Separation Agreements and Pension Rights

It has only been 12 years since the option of seeking a divorce has being available to separated couples in Ireland. However as everyone knows, married couples have been separating from each other long before specific legislation was ever enacted.

Ignoring divorce, there are essentially 2 ways that a married couple can separate in Ireland. The first is by way of Separation Agreement, which as its name would suggest is an agreement or contract, which both formalises and regularises both the fact of separation and the terms and conditions of that separation. This has traditionally been the most common method of dealing with a separation but is only ever appropriate in circumstances where neither party is a member of a pension scheme. A Separation Agreement cannot deal with an individual’s pension rights, and in particular cannot bind the trustees of a pension scheme notwithstanding the fact that the Separation Agreement itself may specifically make reference to the issue of pension rights.

The difficulty with Separation Agreements purporting to deal with pension rights was compounded following the landmark Supreme Court decision of P.O’D v A.O’D [(1998) 1 I.L.R.M. 534], which confirmed that parties that had entered into a Separation Agreement could not then seek a decree of Judicial Separation to deal with pension rights. As such unless the parties were to subsequently divorce, the issue of pension rights potentially remains unresolved, and moreover unenforceable.

The second method of separation is by way of a Judicial Separation application, which means that the matter will be dealt with through the Courts. However, this does not necessarily mean that the matter must be contested through the Courts and it is important to remember that this method of separation does not preclude the parties from coming to an agreement as to how and on what terms they shall separate at any point in the proceedings. Any such agreement (with the approval of the Court) will have the dual benefit of being made an Order of the Court and more particularly will bind the trustees to a pension scheme.

At the time of granting a decree for Judicial Separation, the Court may also make a Pension Adjustment Order which will set out the future arrangements for an individuals pension rights or establish what share (if any) of an individuals pension rights the other spouse shall receive on both a retirement and contingent basis. The trustees to the pension scheme will be fully bound by this Pension Adjustment Order and will be legally obliged to comply with it’s terms.

[Example, John and Mary have been married for 25 years. John has been employed with the same company since they married and is a member of the company pension scheme at work. John’s pension scheme entitles him to a significant lump sum payment on retirement, and a monthly pension income payment of circa 50% of his current gross salary. Mary has worked in the home since marriage and although has often thought about establishing a private pension scheme has never done so and as such has no pension scheme herself. They are now separating and wish to regularise all matters as between themselves at this stage.

Neither party has any intention of remarrying nor do they want to deal with the separation through the Courts. After some negotiation they have agreed that John shall live in another property that they own and Mary shall continue to reside in the family home. Mary shall receive a maintenance payment from John and furthermore she will also receive a share of John’s monthly pension payment following retirement. John shall retain the lump sum payment on retirement for himself. A Separation Agreement is signed by both of them, which expressly sets out the agreement reached regarding the split in John’s pension scheme. No application to the Courts is ever made.
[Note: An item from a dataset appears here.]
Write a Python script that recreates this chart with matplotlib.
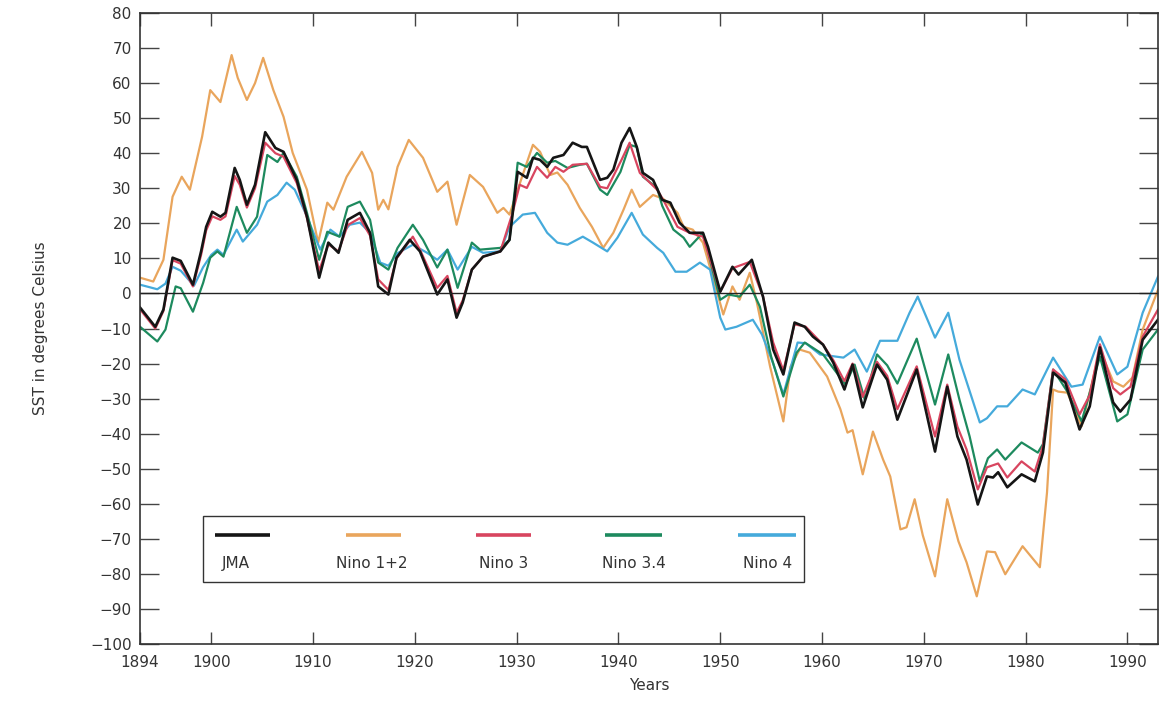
import matplotlib
matplotlib.use("Agg")
import matplotlib.pyplot as plt
from matplotlib.patches import Rectangle

# smoothed SST index series (year, value)
jma_years = [1893.0, 1894.5, 1895.3, 1896.2, 1897.0, 1898.2, 1899.0, 1899.5, 1900.1, 1900.9,
             1901.4, 1902.3, 1902.8, 1903.5, 1904.3, 1905.3, 1906.3, 1907.1, 1908.4, 1909.4,
             1910.6, 1911.5, 1912.5, 1913.4, 1914.6, 1915.6, 1916.4, 1917.4, 1918.2, 1919.5,
             1920.5, 1922.2, 1923.2, 1924.1, 1924.7, 1925.6, 1926.7, 1928.4, 1929.3, 1930.1,
             1931.0, 1931.6, 1932.3, 1933.0, 1933.6, 1934.6, 1935.5, 1936.4, 1936.9, 1938.2,
             1938.9, 1939.5, 1940.3, 1941.1, 1941.8, 1942.4, 1943.4, 1944.3, 1945.1, 1946.0,
             1947.0, 1948.3, 1948.8, 1950.0, 1951.2, 1951.8, 1953.1, 1954.2, 1955.2, 1956.2,
             1957.3, 1958.3, 1959.1, 1960.1, 1961.1, 1962.2, 1963.0, 1964.0, 1965.4, 1966.4,
             1967.4, 1969.3, 1971.1, 1972.3, 1973.3, 1974.2, 1975.3, 1976.2, 1976.8, 1977.3,
             1978.2, 1979.6, 1980.9, 1981.7, 1982.7, 1983.9, 1985.3, 1986.3, 1987.3, 1988.6,
             1989.3, 1990.3, 1991.5, 1993.0]
jma_sst = [-4, -9.5, -4.6, 10.2, 9.3, 2.5, 12, 19, 23.3, 21.9,
           23, 35.8, 32.4, 25.3, 31, 46, 41.5, 40.4, 32.4, 21.9,
           4.5, 14.5, 11.6, 21, 23, 17.3, 2, -0.3, 10.2, 15.3,
           12, -0.3, 4, -6.9, -2.6, 6.8, 10.5, 12, 15.3, 34.7,
           33, 38.7, 38.1, 36.1, 38.7, 39.5, 43, 41.8, 41.8, 32.4,
           33, 35.3, 43, 47.2, 41.8, 34.4, 32.4, 26.7, 25.9, 20.2,
           17.3, 17.3, 13.3, 0.5, 7.6, 5.4, 9.6, -0.9, -16, -23.1,
           -8.3, -9.5, -12.3, -14.6, -19.7, -27.4, -20.3, -32.5, -20.3, -24.6,
           -36, -21.7, -45.1, -26.6, -40.8, -47.4, -60.2, -52.2, -52.5, -51,
           -55.3, -51.6, -53.6, -45.4, -22.6, -25.4, -38.8, -32.2, -15.4, -31.1,
           -33.7, -30.3, -13.2, -7.5]

nino12_years = [1893.0, 1894.3, 1895.3, 1896.2, 1897.1, 1897.9, 1899.1, 1899.9, 1900.9, 1902.0,
                1902.6, 1903.5, 1904.3, 1905.1, 1906.1, 1907.1, 1908.0, 1909.4, 1910.5, 1911.4,
                1912.0, 1913.3, 1914.8, 1915.8, 1916.4, 1916.9, 1917.4, 1918.3, 1919.4, 1920.8,
                1922.2, 1923.2, 1924.1, 1925.4, 1926.7, 1928.1, 1928.7, 1929.3, 1930.5, 1931.6,
                1932.3, 1933.3, 1934.0, 1935.0, 1936.2, 1937.4, 1938.5, 1939.5, 1940.5, 1941.3,
                1942.1, 1943.4, 1944.4, 1945.8, 1946.4, 1947.3, 1948.3, 1949.7, 1950.3, 1951.2,
                1951.9, 1952.9, 1953.6, 1954.9, 1956.2, 1956.9, 1957.8, 1958.8, 1960.5, 1961.8,
                1962.5, 1963.0, 1964.0, 1965.0, 1966.0, 1966.7, 1967.7, 1968.3, 1969.1, 1969.9,
                1971.1, 1972.3, 1973.4, 1974.2, 1975.2, 1976.2, 1977.0, 1978.0, 1979.7, 1981.4,
                1982.1, 1982.7, 1983.2, 1984.1, 1985.5, 1987.3, 1988.6, 1989.6, 1990.5, 1991.5,
                1993.0]
nino12_sst = [4.5, 3.4, 9.6, 27.6, 33.3, 29.6, 44.7, 58, 54.6, 68,
              61.5, 55.2, 60, 67.2, 58, 50.4, 40.1, 29.6, 14.5, 25.9,
              23.9, 33.3, 40.4, 34.4, 23.9, 26.7, 24, 36.1, 43.8, 38.7,
              29, 31.9, 19.6, 33.8, 30.4, 23, 24.4, 22.5, 33, 42.4,
              40.4, 33.8, 34.5, 31, 24.4, 19, 13, 17.3, 23.9, 29.6,
              24.7, 28.1, 27, 23, 19, 18.2, 14.5, 0.2, -6, 2,
              -1.8, 5.9, -2.6, -20.9, -36.5, -20.9, -16, -16.9, -23.7, -33,
              -39.7, -39, -51.6, -39.4, -47.4, -52.2, -67.3, -66.7, -58.7, -69,
              -80.7, -58.7, -70.7, -76.7, -86.4, -73.6, -73.8, -80.1, -72.1, -78.1,
              -56.8, -27.4, -28, -28.3, -37.9, -16, -25.1, -26.6, -24, -10.3,
              1]

nino3_years = [1893.0, 1894.5, 1895.3, 1896.2, 1897.0, 1898.2, 1899.0, 1899.5, 1900.1, 1900.9,
               1901.4, 1902.3, 1902.8, 1903.5, 1904.3, 1905.3, 1906.3, 1907.1, 1908.4, 1909.4,
               1910.6, 1911.5, 1912.5, 1913.4, 1914.6, 1915.6, 1916.4, 1917.4, 1918.2, 1919.8,
               1920.5, 1922.2, 1923.2, 1924.1, 1924.7, 1925.6, 1926.7, 1928.4, 1929.6, 1930.3,
               1931.0, 1932.0, 1933.0, 1933.8, 1934.6, 1935.5, 1936.9, 1938.2, 1938.9, 1940.3,
               1941.1, 1942.1, 1943.8, 1944.4, 1945.8, 1947.0, 1948.3, 1950.0, 1951.2, 1952.9,
               1954.2, 1955.2, 1956.2, 1957.3, 1958.4, 1960.1, 1961.1, 1962.2, 1963.0, 1964.0,
               1965.4, 1966.4, 1967.4, 1969.3, 1971.1, 1972.3, 1973.3, 1974.2, 1975.3, 1976.2,
               1977.3, 1978.2, 1979.6, 1980.9, 1981.7, 1982.7, 1983.9, 1985.3, 1986.3, 1987.3,
               1988.6, 1989.3, 1990.3, 1991.5, 1993.0]
nino3_sst = [-4.5, -10, -5, 9.5, 8.5, 2, 11, 18, 22, 21,
             22, 33.5, 31, 24.5, 30, 43, 40, 39, 31.5, 21.5,
             6.5, 14, 12, 19.5, 21.5, 16.5, 4, 1, 10, 16.2,
             12.5, 1.6, 5, -5.5, -2, 6.8, 10.5, 12, 23, 31,
             30.1, 36.1, 33, 36.1, 34.7, 36.7, 37, 30.4, 30, 38.1,
             43, 34.4, 29.6, 26.7, 19, 17.3, 16.2, 0.5, 7.2, 9,
             -0.9, -14, -22, -8.8, -9.5, -14.6, -19, -25, -20, -29.5,
             -19.5, -23.5, -33, -20.8, -40.8, -26, -38, -44.5, -55.9, -49.6,
             -48.5, -52.5, -47.9, -50.8, -43.5, -21.7, -24.5, -34.5, -29, -14.5,
             -27, -28.8, -26.6, -12.3, -4.6]

nino34_years = [1893.0, 1894.7, 1895.5, 1896.5, 1897.0, 1898.2, 1899.2, 1899.9, 1900.6, 1901.2,
                1902.5, 1903.5, 1904.5, 1905.5, 1906.5, 1907.1, 1908.4, 1909.4, 1910.6, 1911.4,
                1912.6, 1913.4, 1914.6, 1915.6, 1916.4, 1917.4, 1918.3, 1919.8, 1920.8, 1922.2,
                1923.2, 1924.2, 1925.6, 1926.4, 1928.4, 1929.3, 1930.1, 1931.0, 1932.0, 1933.0,
                1933.8, 1935.0, 1936.2, 1936.9, 1938.2, 1938.9, 1940.2, 1941.1, 1941.8, 1942.4,
                1943.8, 1944.3, 1945.4, 1946.4, 1947.0, 1948.3, 1950.0, 1950.8, 1951.9, 1952.9,
                1953.9, 1955.0, 1956.2, 1957.5, 1958.3, 1960.1, 1962.3, 1963.2, 1964.2, 1965.4,
                1966.4, 1967.4, 1969.3, 1971.1, 1972.4, 1973.5, 1974.5, 1975.5, 1976.3, 1977.2,
                1978.0, 1979.6, 1981.2, 1981.7, 1982.7, 1984.1, 1985.5, 1987.3, 1989.0, 1990.0,
                1991.5, 1993.0]
nino34_sst = [-9.5, -13.7, -10.3, 2, 1.5, -5.2, 3, 10.2, 12, 10.5,
              24.7, 17.3, 21.9, 39.5, 37.5, 40.1, 33.3, 23, 9.6, 17.6,
              16.2, 24.7, 26.2, 21, 8.8, 6.8, 13, 19.6, 15.3, 7.4,
              12.5, 1.6, 14.5, 12.5, 13, 15.3, 37.3, 36.1, 40.1, 37.3,
              37.8, 35.8, 36.7, 37, 29.6, 28.1, 34.7, 42.4, 41.8, 33.3,
              30.1, 25, 18.2, 15.9, 13.3, 17.3, -1.8, -0.3, -0.9, 2.5,
              -3.8, -18, -29.4, -16.9, -14, -17.4, -26, -20.3, -30.3, -17.4,
              -20.5, -25.7, -12.9, -31.7, -17.4, -30.3, -40.8, -53.6, -47, -44.5,
              -47.4, -42.5, -45.4, -43, -21.7, -28, -36.5, -18, -36.5, -34.5,
              -16, -10.3]

nino4_years = [1893.0, 1894.7, 1895.5, 1896.2, 1897.0, 1898.3, 1899.2, 1900.0, 1900.6, 1901.2,
               1902.5, 1903.1, 1904.5, 1905.5, 1906.5, 1907.4, 1908.2, 1909.4, 1910.7, 1911.7,
               1912.6, 1913.6, 1914.6, 1915.6, 1916.6, 1917.4, 1918.3, 1919.8, 1921.2, 1922.2,
               1923.2, 1924.2, 1925.6, 1926.7, 1928.4, 1929.3, 1930.6, 1931.8, 1933.0, 1934.0,
               1935.0, 1936.5, 1937.5, 1938.9, 1939.9, 1941.3, 1942.4, 1943.8, 1944.4, 1945.6,
               1946.7, 1948.0, 1949.0, 1950.0, 1950.5, 1951.6, 1953.2, 1954.1, 1955.2, 1956.2,
               1957.6, 1958.4, 1959.8, 1962.1, 1963.2, 1964.4, 1965.7, 1967.4, 1968.6, 1969.4,
               1971.1, 1972.4, 1973.5, 1975.5, 1976.2, 1977.2, 1978.2, 1979.7, 1980.9, 1982.7,
               1984.5, 1985.6, 1987.3, 1989.0, 1990.0, 1991.5, 1993.0]
nino4_sst = [2.5, 1.2, 2.8, 7.6, 6.5, 2.2, 7.5, 11, 12.5, 11,
             18.2, 14.8, 19.6, 26.2, 28.1, 31.6, 29.6, 22, 12.5, 18.2,
             16.2, 19.6, 20.2, 17.3, 8.8, 7.9, 11.5, 13.9, 11.6, 9.6,
             12.5, 6.8, 13.3, 11.6, 12, 19, 22.5, 23, 17.3, 14.5,
             13.9, 16.2, 14.5, 12, 15.9, 23, 16.8, 13, 11.6, 6.2,
             6.2, 8.8, 6.8, -6.9, -10.3, -9.5, -7.5, -11.7, -20, -28.8,
             -14, -14.2, -17.4, -18.3, -16, -22.3, -13.5, -13.5, -5.5, -0.9,
             -12.6, -5.5, -18.9, -36.8, -35.6, -32.2, -32.2, -27.4, -28.8, -18.3,
             -26.6, -26, -12.3, -23.1, -20.9, -5.5, 4.8]

series_names = ["JMA", "Nino 1+2", "Nino 3", "Nino 3.4", "Nino 4"]
series_colors = ["#151515", "#e9a55c", "#d8455f", "#1d8a5e", "#45aadb"]

year_ticks = [1893, 1900, 1910, 1920, 1930, 1940, 1950, 1960, 1970, 1980, 1990]
year_labels = ["1894", "1900", "1910", "1920", "1930", "1940", "1950", "1960", "1970", "1980", "1990"]

fig = plt.figure(figsize=(11.59, 7.03), dpi=100)
ax = fig.add_axes([0.1208, 0.0839, 0.8783, 0.8976])

data = {
    "JMA": (jma_years, jma_sst),
    "Nino 1+2": (nino12_years, nino12_sst),
    "Nino 3": (nino3_years, nino3_sst),
    "Nino 3.4": (nino34_years, nino34_sst),
    "Nino 4": (nino4_years, nino4_sst),
}
colors = dict(zip(series_names, series_colors))

# draw the paler series underneath, JMA on top
for name in ["Nino 1+2", "Nino 4", "Nino 3.4", "Nino 3", "JMA"]:
    yrs, vals = data[name]
    lw = 1.9 if name == "JMA" else 1.6
    ax.plot(yrs, vals, color=colors[name], lw=lw, solid_joinstyle="round")

ax.axhline(0, color="#222222", lw=1.0)

ax.set_xlim(1893, 1993)
ax.set_ylim(-100, 80)
ax.set_xticks(year_ticks)
ax.set_xticklabels(year_labels)
ax.set_yticks(range(-100, 81, 10))

ax.tick_params(axis="y", direction="in", length=14, width=1, pad=6,
               right=True, labelsize=11, labelcolor="#333333", color="#444444")
ax.tick_params(axis="x", direction="in", length=9, width=1, pad=8,
               top=True, labelsize=11, labelcolor="#333333", color="#444444")
for sp in ax.spines.values():
    sp.set_color("#333333")
    sp.set_linewidth(1.2)

ax.set_xlabel("Years", fontsize=11, color="#333333", labelpad=6)
ax.set_ylabel("SST in degrees Celsius", fontsize=11, color="#333333", labelpad=30)

# legend box: sample line above each label
ax.add_patch(Rectangle((0.062, 0.098), 0.590, 0.105, transform=ax.transAxes,
                       fill=True, facecolor="white", edgecolor="#333333", lw=1.0, zorder=5))
line_x = [(0.074, 0.128), (0.202, 0.256), (0.330, 0.384), (0.457, 0.513), (0.587, 0.644)]
label_x = [0.094, 0.228, 0.357, 0.485, 0.616]
for name, (x0, x1), lx in zip(series_names, line_x, label_x):
    ax.plot([x0, x1], [0.173, 0.173], transform=ax.transAxes, color=colors[name],
            lw=2.6, solid_capstyle="butt", zorder=6)
    ax.text(lx, 0.128, name, transform=ax.transAxes, ha="center", va="center",
            fontsize=11, color="#333333", zorder=6)

fig.savefig("out.png", dpi=100)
Some years later John retires and receives his lump sum payment from the pension scheme. He plans to sell his house and move to Spain. He cancels the maintenance payment to Mary that he had been making and requests that his monthly pension payment be split in accordance with the Separation Agreement, with his portion to be paid direct to his Spanish bank account. He leaves Ireland for Spain assuming that all matters have been attended to. However due to the fact that no Pension Adjustment Order was ever made, the trustees will not apportion the pension payment and as such all payments are made to John directly. John receives his pension payment in Spain and whilst pleasantly surprised at the amount received, thinks nothing further of it.

Mary doesn't receive her pension payment as expected and when she contacts the pension scheme is informed that she will not receive any payment from them notwithstanding the Separation Agreement. Mary must now initiated Divorce proceedings against John who is now resident in Spain to attempt to get the pension payment in accordance with the Separation Agreement. This is both an unsatisfactory and unnecessary application to the Courts which is complicated further by the fact that John is now resident outside of Ireland]

Whether one spouse is entitled to share in the others pension benefits will of course be entirely dependent on the facts of the individual case. As such it is advisable to say the least to obtain legal advice at the time of separation to ensure that all matters are correctly dealt with.  It is difficult at the best of times to go through a separation, but a lot harder to have to relive the experience at a later date in an effort to regularise pension entitlements.

Finally, there is perhaps a surprisingly large number of separated couples who although may have been separated for a considerable period of time have neither signed a Separation Agreement nor have they ever applied for a decree of Judicial Separation. These people may well consider themselves to be “separated” due to the passing of time, but the law on pensions (and indeed property and succession rights) clearly maintains a different position. It is imperative that a separation be formalised in order to ensure that each party’s rights or entitlements following separation are both adhered to and enforceable.